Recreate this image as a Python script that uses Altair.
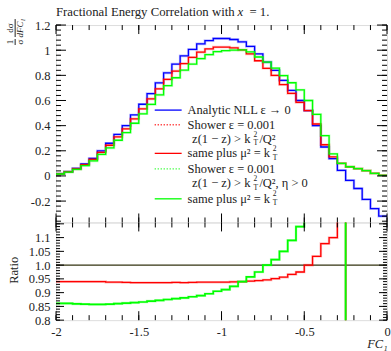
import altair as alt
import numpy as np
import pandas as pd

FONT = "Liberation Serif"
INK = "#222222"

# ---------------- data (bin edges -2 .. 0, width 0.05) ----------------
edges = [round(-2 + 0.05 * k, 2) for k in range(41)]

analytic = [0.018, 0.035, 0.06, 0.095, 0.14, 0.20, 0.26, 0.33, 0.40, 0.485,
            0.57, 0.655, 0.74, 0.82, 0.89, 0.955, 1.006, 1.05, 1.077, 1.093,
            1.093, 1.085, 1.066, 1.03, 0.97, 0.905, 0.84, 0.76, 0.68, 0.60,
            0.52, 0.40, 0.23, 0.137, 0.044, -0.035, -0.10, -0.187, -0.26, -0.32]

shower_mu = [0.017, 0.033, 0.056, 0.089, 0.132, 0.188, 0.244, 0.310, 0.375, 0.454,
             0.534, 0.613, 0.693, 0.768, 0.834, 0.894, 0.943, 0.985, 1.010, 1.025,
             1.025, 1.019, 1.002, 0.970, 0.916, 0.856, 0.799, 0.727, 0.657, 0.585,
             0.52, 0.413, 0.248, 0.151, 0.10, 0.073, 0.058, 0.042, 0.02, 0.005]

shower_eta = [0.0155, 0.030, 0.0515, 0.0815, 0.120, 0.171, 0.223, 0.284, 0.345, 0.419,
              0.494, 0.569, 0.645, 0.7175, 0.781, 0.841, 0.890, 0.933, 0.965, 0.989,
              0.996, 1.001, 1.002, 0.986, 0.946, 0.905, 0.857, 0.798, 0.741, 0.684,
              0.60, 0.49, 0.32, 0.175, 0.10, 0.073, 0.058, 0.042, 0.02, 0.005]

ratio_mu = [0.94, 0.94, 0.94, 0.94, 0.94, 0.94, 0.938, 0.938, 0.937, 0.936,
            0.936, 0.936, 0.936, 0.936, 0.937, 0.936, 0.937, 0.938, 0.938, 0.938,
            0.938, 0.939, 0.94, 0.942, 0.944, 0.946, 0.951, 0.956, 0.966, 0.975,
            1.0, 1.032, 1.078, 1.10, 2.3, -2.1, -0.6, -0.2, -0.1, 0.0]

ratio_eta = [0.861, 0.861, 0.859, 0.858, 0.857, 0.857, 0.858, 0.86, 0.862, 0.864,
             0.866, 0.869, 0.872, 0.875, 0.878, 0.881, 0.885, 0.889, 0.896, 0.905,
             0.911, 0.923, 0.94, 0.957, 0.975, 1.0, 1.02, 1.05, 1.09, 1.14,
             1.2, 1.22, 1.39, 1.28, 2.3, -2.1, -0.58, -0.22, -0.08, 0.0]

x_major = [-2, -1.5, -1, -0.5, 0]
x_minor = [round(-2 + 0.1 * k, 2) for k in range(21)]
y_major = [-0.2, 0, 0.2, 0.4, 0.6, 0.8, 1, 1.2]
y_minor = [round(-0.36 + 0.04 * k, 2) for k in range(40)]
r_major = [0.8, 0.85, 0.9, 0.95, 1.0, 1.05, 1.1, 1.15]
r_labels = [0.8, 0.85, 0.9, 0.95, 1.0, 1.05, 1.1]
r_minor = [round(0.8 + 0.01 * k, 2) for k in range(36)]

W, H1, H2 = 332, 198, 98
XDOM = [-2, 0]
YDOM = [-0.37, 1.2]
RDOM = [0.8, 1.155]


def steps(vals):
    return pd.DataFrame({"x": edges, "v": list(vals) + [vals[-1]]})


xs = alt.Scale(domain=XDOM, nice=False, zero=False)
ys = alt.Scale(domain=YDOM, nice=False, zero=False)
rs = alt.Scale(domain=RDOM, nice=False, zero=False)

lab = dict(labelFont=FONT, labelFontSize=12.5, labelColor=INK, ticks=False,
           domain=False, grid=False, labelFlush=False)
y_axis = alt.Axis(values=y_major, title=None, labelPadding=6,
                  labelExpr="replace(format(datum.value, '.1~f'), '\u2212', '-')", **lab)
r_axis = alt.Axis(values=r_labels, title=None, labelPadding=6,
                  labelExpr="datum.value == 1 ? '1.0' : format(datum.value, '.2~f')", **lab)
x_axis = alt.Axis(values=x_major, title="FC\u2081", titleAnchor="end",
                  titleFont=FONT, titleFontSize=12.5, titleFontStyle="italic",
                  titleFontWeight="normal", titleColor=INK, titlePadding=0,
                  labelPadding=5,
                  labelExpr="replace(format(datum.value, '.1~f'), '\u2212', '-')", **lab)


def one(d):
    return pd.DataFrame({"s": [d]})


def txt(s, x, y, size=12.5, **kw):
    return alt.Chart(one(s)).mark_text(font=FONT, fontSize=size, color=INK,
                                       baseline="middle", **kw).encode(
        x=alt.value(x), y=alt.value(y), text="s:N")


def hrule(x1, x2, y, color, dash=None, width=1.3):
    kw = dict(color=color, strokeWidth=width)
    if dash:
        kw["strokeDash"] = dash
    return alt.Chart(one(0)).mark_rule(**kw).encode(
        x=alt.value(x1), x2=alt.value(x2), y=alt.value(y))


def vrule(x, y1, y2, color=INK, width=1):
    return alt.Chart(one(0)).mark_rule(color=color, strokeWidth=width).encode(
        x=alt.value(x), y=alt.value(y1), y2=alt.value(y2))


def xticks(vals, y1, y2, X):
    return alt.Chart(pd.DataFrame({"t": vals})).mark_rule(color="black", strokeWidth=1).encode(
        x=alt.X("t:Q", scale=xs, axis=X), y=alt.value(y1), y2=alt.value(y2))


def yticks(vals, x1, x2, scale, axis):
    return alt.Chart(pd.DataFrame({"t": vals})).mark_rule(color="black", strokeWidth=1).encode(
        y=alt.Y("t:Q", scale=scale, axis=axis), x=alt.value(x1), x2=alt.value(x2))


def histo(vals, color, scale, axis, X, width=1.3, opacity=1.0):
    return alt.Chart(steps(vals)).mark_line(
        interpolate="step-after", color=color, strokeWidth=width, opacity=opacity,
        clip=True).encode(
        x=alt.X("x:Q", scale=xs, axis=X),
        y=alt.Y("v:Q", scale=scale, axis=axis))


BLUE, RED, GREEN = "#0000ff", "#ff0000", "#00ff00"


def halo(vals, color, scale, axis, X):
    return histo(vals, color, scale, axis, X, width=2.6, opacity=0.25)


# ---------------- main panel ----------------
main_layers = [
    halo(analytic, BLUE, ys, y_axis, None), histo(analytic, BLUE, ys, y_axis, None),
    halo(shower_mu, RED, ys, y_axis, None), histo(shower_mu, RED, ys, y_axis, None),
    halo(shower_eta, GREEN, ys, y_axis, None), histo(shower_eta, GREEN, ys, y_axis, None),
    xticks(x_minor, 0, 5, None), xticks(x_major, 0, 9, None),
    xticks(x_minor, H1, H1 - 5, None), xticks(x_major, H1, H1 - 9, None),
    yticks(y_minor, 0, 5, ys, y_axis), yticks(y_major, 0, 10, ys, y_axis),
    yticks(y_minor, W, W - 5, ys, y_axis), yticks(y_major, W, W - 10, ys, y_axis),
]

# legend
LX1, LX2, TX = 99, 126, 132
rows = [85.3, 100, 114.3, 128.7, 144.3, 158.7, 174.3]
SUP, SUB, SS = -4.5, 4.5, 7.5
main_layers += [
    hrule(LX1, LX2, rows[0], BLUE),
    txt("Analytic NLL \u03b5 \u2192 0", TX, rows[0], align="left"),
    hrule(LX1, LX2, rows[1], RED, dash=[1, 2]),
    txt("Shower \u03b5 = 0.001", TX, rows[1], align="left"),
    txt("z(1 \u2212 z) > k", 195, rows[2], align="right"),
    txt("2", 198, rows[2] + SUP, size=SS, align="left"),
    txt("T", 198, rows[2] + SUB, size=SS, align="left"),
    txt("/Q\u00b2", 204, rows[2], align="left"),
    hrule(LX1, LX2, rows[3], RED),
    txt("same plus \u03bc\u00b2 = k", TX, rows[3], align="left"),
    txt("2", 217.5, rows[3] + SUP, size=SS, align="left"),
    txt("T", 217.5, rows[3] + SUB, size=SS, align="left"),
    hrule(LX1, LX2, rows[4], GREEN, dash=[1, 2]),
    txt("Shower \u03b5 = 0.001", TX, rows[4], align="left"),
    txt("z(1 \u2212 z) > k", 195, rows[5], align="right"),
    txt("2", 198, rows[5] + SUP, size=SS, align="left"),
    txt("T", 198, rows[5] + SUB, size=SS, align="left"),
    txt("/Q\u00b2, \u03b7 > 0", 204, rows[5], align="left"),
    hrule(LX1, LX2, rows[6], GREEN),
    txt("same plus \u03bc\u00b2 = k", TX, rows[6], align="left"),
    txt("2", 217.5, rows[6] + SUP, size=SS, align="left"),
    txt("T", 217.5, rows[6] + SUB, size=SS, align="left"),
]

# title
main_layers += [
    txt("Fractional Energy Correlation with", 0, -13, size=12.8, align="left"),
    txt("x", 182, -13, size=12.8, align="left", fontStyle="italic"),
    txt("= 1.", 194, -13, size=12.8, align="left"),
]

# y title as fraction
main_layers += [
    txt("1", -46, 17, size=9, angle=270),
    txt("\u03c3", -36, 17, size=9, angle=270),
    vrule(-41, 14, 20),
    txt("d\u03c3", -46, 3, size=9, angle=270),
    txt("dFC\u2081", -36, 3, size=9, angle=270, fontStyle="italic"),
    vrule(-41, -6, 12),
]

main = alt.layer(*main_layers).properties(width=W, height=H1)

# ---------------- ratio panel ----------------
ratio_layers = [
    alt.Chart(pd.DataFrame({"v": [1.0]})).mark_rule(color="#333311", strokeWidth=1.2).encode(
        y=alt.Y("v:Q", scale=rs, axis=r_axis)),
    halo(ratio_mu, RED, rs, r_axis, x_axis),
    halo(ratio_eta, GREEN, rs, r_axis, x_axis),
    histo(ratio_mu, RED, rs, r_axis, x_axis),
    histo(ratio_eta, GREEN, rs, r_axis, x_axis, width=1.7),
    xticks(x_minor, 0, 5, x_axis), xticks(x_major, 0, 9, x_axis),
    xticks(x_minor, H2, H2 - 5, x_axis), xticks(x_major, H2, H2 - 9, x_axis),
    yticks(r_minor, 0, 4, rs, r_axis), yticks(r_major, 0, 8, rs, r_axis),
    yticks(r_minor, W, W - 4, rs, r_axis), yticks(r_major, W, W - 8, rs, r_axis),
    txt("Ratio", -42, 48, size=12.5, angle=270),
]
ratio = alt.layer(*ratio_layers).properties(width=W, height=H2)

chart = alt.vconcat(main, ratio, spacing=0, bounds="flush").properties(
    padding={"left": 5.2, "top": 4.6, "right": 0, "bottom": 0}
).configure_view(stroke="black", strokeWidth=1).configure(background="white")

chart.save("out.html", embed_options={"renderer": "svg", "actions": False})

--------------------

▸ **WHAT THE TASK ASKS**: Repeat the listing above exactly from its first line to the line containing "0.60, 0.49, 0.32, 0.175, 0.10, 0.073, 0.058, 0.042, 0.02, 0.005]", both included, and omit the pictures.

▸ **IN RESPONSE**:
Recreate this image as a Python script that uses Altair.
import altair as alt
import numpy as np
import pandas as pd

FONT = "Liberation Serif"
INK = "#222222"

# ---------------- data (bin edges -2 .. 0, width 0.05) ----------------
edges = [round(-2 + 0.05 * k, 2) for k in range(41)]

analytic = [0.018, 0.035, 0.06, 0.095, 0.14, 0.20, 0.26, 0.33, 0.40, 0.485,
            0.57, 0.655, 0.74, 0.82, 0.89, 0.955, 1.006, 1.05, 1.077, 1.093,
            1.093, 1.085, 1.066, 1.03, 0.97, 0.905, 0.84, 0.76, 0.68, 0.60,
            0.52, 0.40, 0.23, 0.137, 0.044, -0.035, -0.10, -0.187, -0.26, -0.32]

shower_mu = [0.017, 0.033, 0.056, 0.089, 0.132, 0.188, 0.244, 0.310, 0.375, 0.454,
             0.534, 0.613, 0.693, 0.768, 0.834, 0.894, 0.943, 0.985, 1.010, 1.025,
             1.025, 1.019, 1.002, 0.970, 0.916, 0.856, 0.799, 0.727, 0.657, 0.585,
             0.52, 0.413, 0.248, 0.151, 0.10, 0.073, 0.058, 0.042, 0.02, 0.005]

shower_eta = [0.0155, 0.030, 0.0515, 0.0815, 0.120, 0.171, 0.223, 0.284, 0.345, 0.419,
              0.494, 0.569, 0.645, 0.7175, 0.781, 0.841, 0.890, 0.933, 0.965, 0.989,
              0.996, 1.001, 1.002, 0.986, 0.946, 0.905, 0.857, 0.798, 0.741, 0.684,
              0.60, 0.49, 0.32, 0.175, 0.10, 0.073, 0.058, 0.042, 0.02, 0.005]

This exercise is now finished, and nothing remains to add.